Challenge —
Every line of the material is to be quoted verbatim, minus the pictures.

Data block —
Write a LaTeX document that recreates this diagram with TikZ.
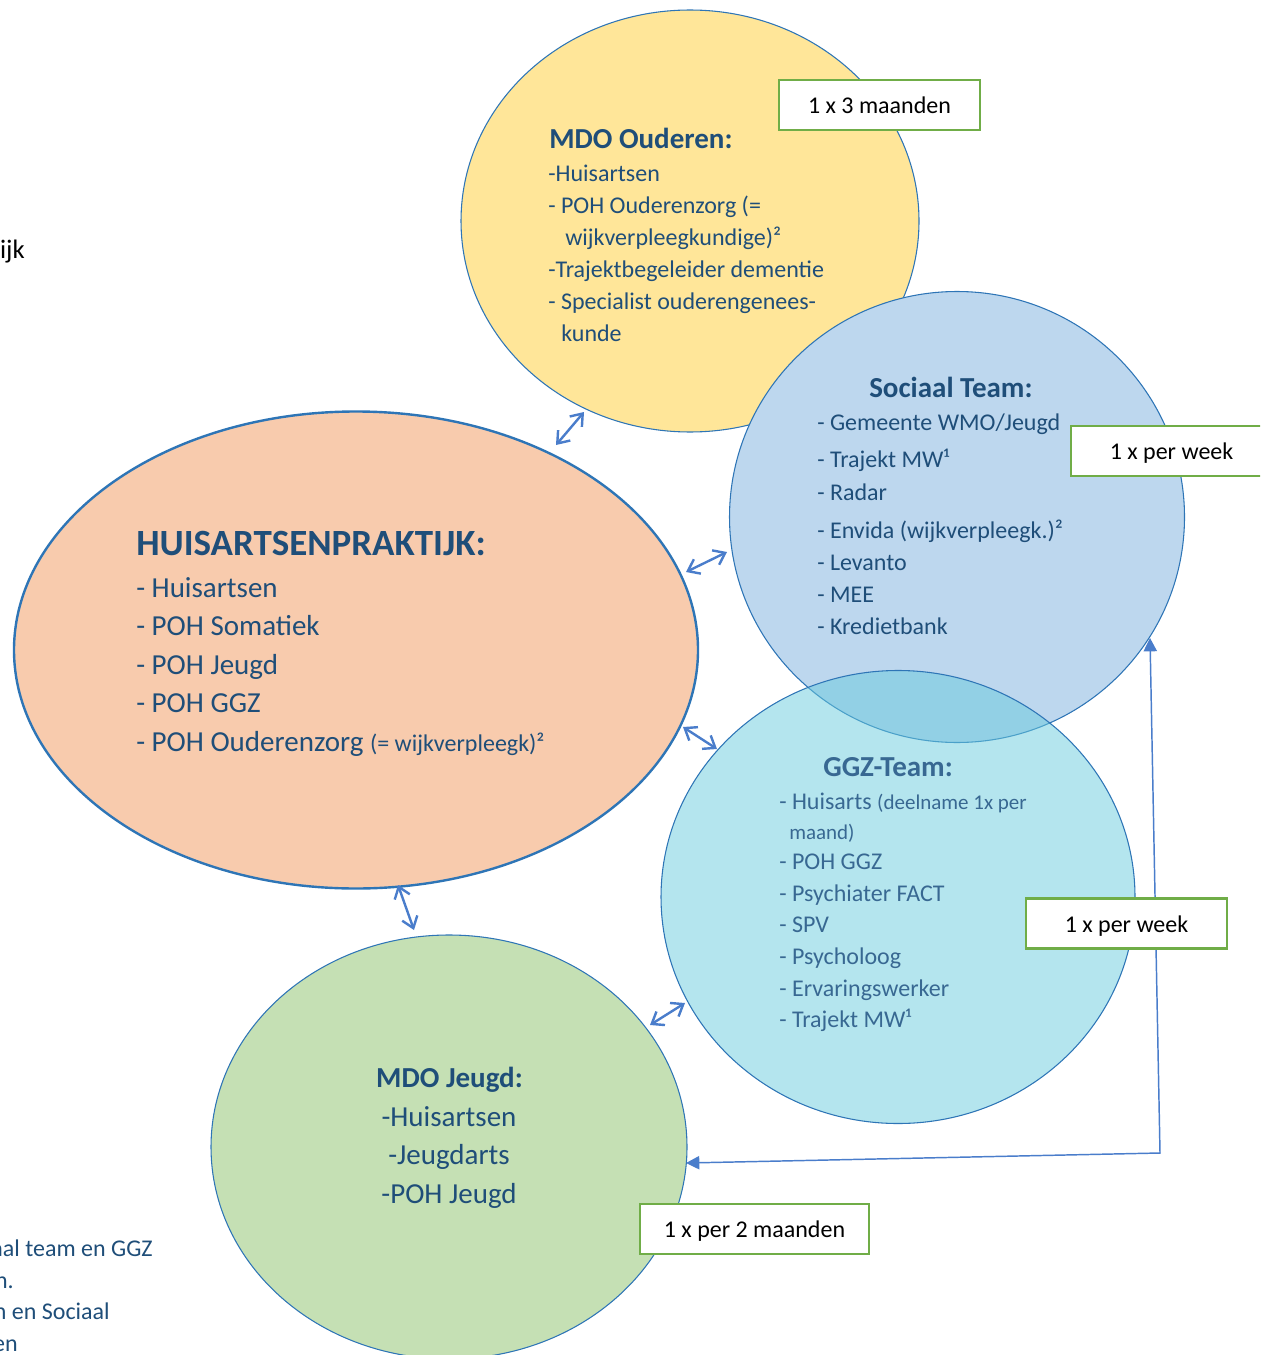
\documentclass[tikz,border=0pt]{standalone}
\usepackage{fontspec}
\setmainfont{Carlito}
\usetikzlibrary{shapes.geometric,arrows.meta}

\definecolor{textblue}{HTML}{1F4E79}
\definecolor{ggztext}{HTML}{386892}
\definecolor{bubbleline}{HTML}{2E75B6}
\definecolor{arrowblue}{HTML}{4A7DCB}
\definecolor{freqgreen}{HTML}{70AD47}
\definecolor{oudfill}{HTML}{FFE699}
\definecolor{socfill}{HTML}{BDD7EE}
\definecolor{ggzfill}{HTML}{69CBDD}
\definecolor{huisfill}{HTML}{F8CBAD}
\definecolor{jeugdfill}{HTML}{C5E0B4}

\tikzset{
    bubble/.style={ellipse, draw=bubbleline, line width=0.8pt, inner sep=0pt},
    freqbox/.style={draw=freqgreen, line width=2.2pt, fill=white, inner sep=0pt,
        minimum width=150.75pt, minimum height=37.5pt, text height=15pt, text depth=2pt,
        font=\fontsize{18pt}{22pt}\selectfont, text=black},
    teamtitle/.style={anchor=base west, inner sep=0pt, text=textblue,
        font=\fontsize{21.75pt}{26pt}\selectfont\bfseries},
    teamitem/.style={anchor=base west, inner sep=0pt, text=textblue,
        font=\fontsize{18pt}{22pt}\selectfont},
    linkarrow/.style={arrowblue, line width=1.8pt,
        {Straight Barb[length=8pt,width=12pt]}-{Straight Barb[length=8pt,width=12pt]}},
}

\begin{document}
\begin{tikzpicture}[x=0.75pt, y=-0.75pt]

        \useasboundingbox (0,0) rectangle (1260,1355);
        \clip (0,0) rectangle (1260,1355);

        % circles
        \node[bubble, fill=oudfill, minimum width=343.5pt, minimum height=316.5pt] (ouderen) at (690,221) {};
        \node[bubble, fill=socfill, minimum width=341.25pt, minimum height=338.25pt] (sociaal) at (957,517) {};
        \node[bubble, fill=ggzfill, fill opacity=0.5, minimum width=355.5pt, minimum height=339.75pt] (ggz) at (898,897) {};
        \node[bubble, fill=huisfill, line width=1.8pt, minimum width=513pt, minimum height=357.75pt] (huis) at (356,650) {};
        \node[bubble, fill=jeugdfill, minimum width=357pt, minimum height=318pt] (jeugd) at (449,1147) {};

        % arrow ends
        \coordinate (huisOud) at (556,445);
        \coordinate (oudHuis) at (584,412);
        \coordinate (huisSoc) at (686,572);
        \coordinate (socHuis) at (727,552);
        \coordinate (huisGgz) at (683,727);
        \coordinate (ggzHuis) at (717,749);
        \coordinate (huisJeugd) at (398,885);
        \coordinate (jeugdHuis) at (414,930);
        \coordinate (jeugdGgz) at (650,1025);
        \coordinate (ggzJeugd) at (685,1003);

        \draw[linkarrow] (huisOud) -- (oudHuis);
        \draw[linkarrow] (huisSoc) -- (socHuis);
        \draw[linkarrow] (huisGgz) -- (ggzHuis);
        \draw[linkarrow] (huisJeugd) -- (jeugdHuis);
        \draw[linkarrow] (jeugdGgz) -- (ggzJeugd);

        % line from sociaal team round to mdo jeugd
        \coordinate (socFoot) at (1150,638);
        \coordinate (corner) at (1160,1153);
        \coordinate (jeugdSide) at (686,1163);
        \draw[arrowblue, line width=1.1pt, {Triangle[length=10pt,width=10pt]}-{Triangle[length=10pt,width=10pt]}]
            (socFoot) -- (corner) -- (jeugdSide);

        % frequency boxes
        \node[freqbox] (freqOud) at (879.5,105) {1 x 3 maanden};
        \node[freqbox] (freqSoc) at (1171.5,451) {1 x per week};
        \node[freqbox] (freqGgz) at (1126.5,923.5) {1 x per week};
        \node[freqbox, minimum width=171.75pt] (freqJeugd) at (754.5,1229) {1 x per 2 maanden};

        % HUISARTSENPRAKTIJK
        \node[teamtitle, font=\fontsize{27.75pt}{32pt}\selectfont\bfseries] (huisTitle) at (136,555) {HUISARTSENPRAKTIJK:};
        \foreach \t [count=\i] in {{- Huisartsen}, {- POH Somatiek}, {- POH Jeugd}, {- POH GGZ},
                {- POH Ouderenzorg {\fontsize{18pt}{20pt}\selectfont(= wijkverpleegk)²}}}
            \node[teamitem, font=\fontsize{21.75pt}{26pt}\selectfont] (huis\i) at (136,{597+38.6*(\i-1)}) {\t};

        % MDO Ouderen
        \node[teamtitle] (oudTitle) at (549,149) {MDO Ouderen:};
        \foreach \x/\y/\t [count=\i] in {548/182/{-Huisartsen}, 548/214/{- POH Ouderenzorg (=},
                565/246/{wijkverpleegkundige)²}, 548/277/{-Trajektbegeleider dementie},
                548/309/{- Specialist ouderengenees-}, 561/341/{kunde}}
            \node[teamitem] (oud\i) at (\x,\y) {\t};

        % Sociaal Team
        \node[teamtitle] (socTitle) at (869,397) {Sociaal Team:};
        \foreach \y/\t [count=\i] in {430/{- Gemeente WMO/Jeugd}, 467/{- Trajekt MW¹}, 500/{- Radar},
                538/{- Envida (wijkverpleegk.)²}, 570/{- Levanto}, 602/{- MEE}, 634/{- Kredietbank}}
            \node[teamitem] (soc\i) at (817,\y) {\t};

        % GGZ-Team
        \node[teamtitle, text=ggztext] (ggzTitle) at (823,776) {GGZ-Team:};
        \foreach \x/\y/\t [count=\i] in {779/809/{- Huisarts {\fontsize{15.75pt}{18pt}\selectfont(deelname 1x per}},
                789/839/{\fontsize{15.75pt}{18pt}\selectfont maand)}, 779/869/{- POH GGZ},
                779/901/{- Psychiater FACT}, 779/932/{- SPV}, 779/964/{- Psycholoog},
                779/996/{- Ervaringswerker}, 779/1027/{- Trajekt MW¹}}
            \node[teamitem, text=ggztext] (ggz\i) at (\x,\y) {\t};

        % MDO Jeugd
        \node[teamtitle, anchor=base] (jeugdTitle) at (449.5,1087) {MDO Jeugd:};
        \foreach \t [count=\i] in {-Huisartsen, -Jeugdarts, -POH Jeugd}
            \node[teamitem, anchor=base, font=\fontsize{21.75pt}{26pt}\selectfont] (jeugd\i) at (449,{1126+38.5*(\i-1)}) {\t};

        % cut-off text at the left edge
        \node[teamitem, anchor=base east, text=black, font=\fontsize{20pt}{24pt}\selectfont] (edgeTop) at (25,258) {ijk};
        \foreach \x/\y/\t [count=\i] in {153/1256/{aal team en GGZ}, 14/1288/{n.}, 110/1319/{n en Sociaal}, 18/1351/{en}}
            \node[teamitem, anchor=base east] (edge\i) at (\x,\y) {\t};

\end{tikzpicture}
\end{document}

Exercise result —
Write a LaTeX document that recreates this diagram with TikZ.
\documentclass[tikz,border=0pt]{standalone}
\usepackage{fontspec}
\setmainfont{Carlito}
\usetikzlibrary{shapes.geometric,arrows.meta}

\definecolor{textblue}{HTML}{1F4E79}
\definecolor{ggztext}{HTML}{386892}
\definecolor{bubbleline}{HTML}{2E75B6}
\definecolor{arrowblue}{HTML}{4A7DCB}
\definecolor{freqgreen}{HTML}{70AD47}
\definecolor{oudfill}{HTML}{FFE699}
\definecolor{socfill}{HTML}{BDD7EE}
\definecolor{ggzfill}{HTML}{69CBDD}
\definecolor{huisfill}{HTML}{F8CBAD}
\definecolor{jeugdfill}{HTML}{C5E0B4}

\tikzset{
    bubble/.style={ellipse, draw=bubbleline, line width=0.8pt, inner sep=0pt},
    freqbox/.style={draw=freqgreen, line width=2.2pt, fill=white, inner sep=0pt,
        minimum width=150.75pt, minimum height=37.5pt, text height=15pt, text depth=2pt,
        font=\fontsize{18pt}{22pt}\selectfont, text=black},
    teamtitle/.style={anchor=base west, inner sep=0pt, text=textblue,
        font=\fontsize{21.75pt}{26pt}\selectfont\bfseries},
    teamitem/.style={anchor=base west, inner sep=0pt, text=textblue,
        font=\fontsize{18pt}{22pt}\selectfont},
    linkarrow/.style={arrowblue, line width=1.8pt,
        {Straight Barb[length=8pt,width=12pt]}-{Straight Barb[length=8pt,width=12pt]}},
}

\begin{document}
\begin{tikzpicture}[x=0.75pt, y=-0.75pt]

        \useasboundingbox (0,0) rectangle (1260,1355);
        \clip (0,0) rectangle (1260,1355);

        % circles
        \node[bubble, fill=oudfill, minimum width=343.5pt, minimum height=316.5pt] (ouderen) at (690,221) {};
        \node[bubble, fill=socfill, minimum width=341.25pt, minimum height=338.25pt] (sociaal) at (957,517) {};
        \node[bubble, fill=ggzfill, fill opacity=0.5, minimum width=355.5pt, minimum height=339.75pt] (ggz) at (898,897) {};
        \node[bubble, fill=huisfill, line width=1.8pt, minimum width=513pt, minimum height=357.75pt] (huis) at (356,650) {};
        \node[bubble, fill=jeugdfill, minimum width=357pt, minimum height=318pt] (jeugd) at (449,1147) {};

        % arrow ends
        \coordinate (huisOud) at (556,445);
        \coordinate (oudHuis) at (584,412);
        \coordinate (huisSoc) at (686,572);
        \coordinate (socHuis) at (727,552);
        \coordinate (huisGgz) at (683,727);
        \coordinate (ggzHuis) at (717,749);
        \coordinate (huisJeugd) at (398,885);
        \coordinate (jeugdHuis) at (414,930);
        \coordinate (jeugdGgz) at (650,1025);
        \coordinate (ggzJeugd) at (685,1003);

        \draw[linkarrow] (huisOud) -- (oudHuis);
        \draw[linkarrow] (huisSoc) -- (socHuis);
        \draw[linkarrow] (huisGgz) -- (ggzHuis);
        \draw[linkarrow] (huisJeugd) -- (jeugdHuis);
        \draw[linkarrow] (jeugdGgz) -- (ggzJeugd);

        % line from sociaal team round to mdo jeugd
        \coordinate (socFoot) at (1150,638);
        \coordinate (corner) at (1160,1153);
        \coordinate (jeugdSide) at (686,1163);
        \draw[arrowblue, line width=1.1pt, {Triangle[length=10pt,width=10pt]}-{Triangle[length=10pt,width=10pt]}]
            (socFoot) -- (corner) -- (jeugdSide);

        % frequency boxes
        \node[freqbox] (freqOud) at (879.5,105) {1 x 3 maanden};
        \node[freqbox] (freqSoc) at (1171.5,451) {1 x per week};
        \node[freqbox] (freqGgz) at (1126.5,923.5) {1 x per week};
        \node[freqbox, minimum width=171.75pt] (freqJeugd) at (754.5,1229) {1 x per 2 maanden};

        % HUISARTSENPRAKTIJK
        \node[teamtitle, font=\fontsize{27.75pt}{32pt}\selectfont\bfseries] (huisTitle) at (136,555) {HUISARTSENPRAKTIJK:};
        \foreach \t [count=\i] in {{- Huisartsen}, {- POH Somatiek}, {- POH Jeugd}, {- POH GGZ},
                {- POH Ouderenzorg {\fontsize{18pt}{20pt}\selectfont(= wijkverpleegk)²}}}
            \node[teamitem, font=\fontsize{21.75pt}{26pt}\selectfont] (huis\i) at (136,{597+38.6*(\i-1)}) {\t};

        % MDO Ouderen
        \node[teamtitle] (oudTitle) at (549,149) {MDO Ouderen:};
        \foreach \x/\y/\t [count=\i] in {548/182/{-Huisartsen}, 548/214/{- POH Ouderenzorg (=},
                565/246/{wijkverpleegkundige)²}, 548/277/{-Trajektbegeleider dementie},
                548/309/{- Specialist ouderengenees-}, 561/341/{kunde}}
            \node[teamitem] (oud\i) at (\x,\y) {\t};

        % Sociaal Team
        \node[teamtitle] (socTitle) at (869,397) {Sociaal Team:};
        \foreach \y/\t [count=\i] in {430/{- Gemeente WMO/Jeugd}, 467/{- Trajekt MW¹}, 500/{- Radar},
                538/{- Envida (wijkverpleegk.)²}, 570/{- Levanto}, 602/{- MEE}, 634/{- Kredietbank}}
            \node[teamitem] (soc\i) at (817,\y) {\t};

        % GGZ-Team
        \node[teamtitle, text=ggztext] (ggzTitle) at (823,776) {GGZ-Team:};
        \foreach \x/\y/\t [count=\i] in {779/809/{- Huisarts {\fontsize{15.75pt}{18pt}\selectfont(deelname 1x per}},
                789/839/{\fontsize{15.75pt}{18pt}\selectfont maand)}, 779/869/{- POH GGZ},
                779/901/{- Psychiater FACT}, 779/932/{- SPV}, 779/964/{- Psycholoog},
                779/996/{- Ervaringswerker}, 779/1027/{- Trajekt MW¹}}
            \node[teamitem, text=ggztext] (ggz\i) at (\x,\y) {\t};

        % MDO Jeugd
        \node[teamtitle, anchor=base] (jeugdTitle) at (449.5,1087) {MDO Jeugd:};
        \foreach \t [count=\i] in {-Huisartsen, -Jeugdarts, -POH Jeugd}
            \node[teamitem, anchor=base, font=\fontsize{21.75pt}{26pt}\selectfont] (jeugd\i) at (449,{1126+38.5*(\i-1)}) {\t};

        % cut-off text at the left edge
        \node[teamitem, anchor=base east, text=black, font=\fontsize{20pt}{24pt}\selectfont] (edgeTop) at (25,258) {ijk};
        \foreach \x/\y/\t [count=\i] in {153/1256/{aal team en GGZ}, 14/1288/{n.}, 110/1319/{n en Sociaal}, 18/1351/{en}}
            \node[teamitem, anchor=base east] (edge\i) at (\x,\y) {\t};

\end{tikzpicture}
\end{document}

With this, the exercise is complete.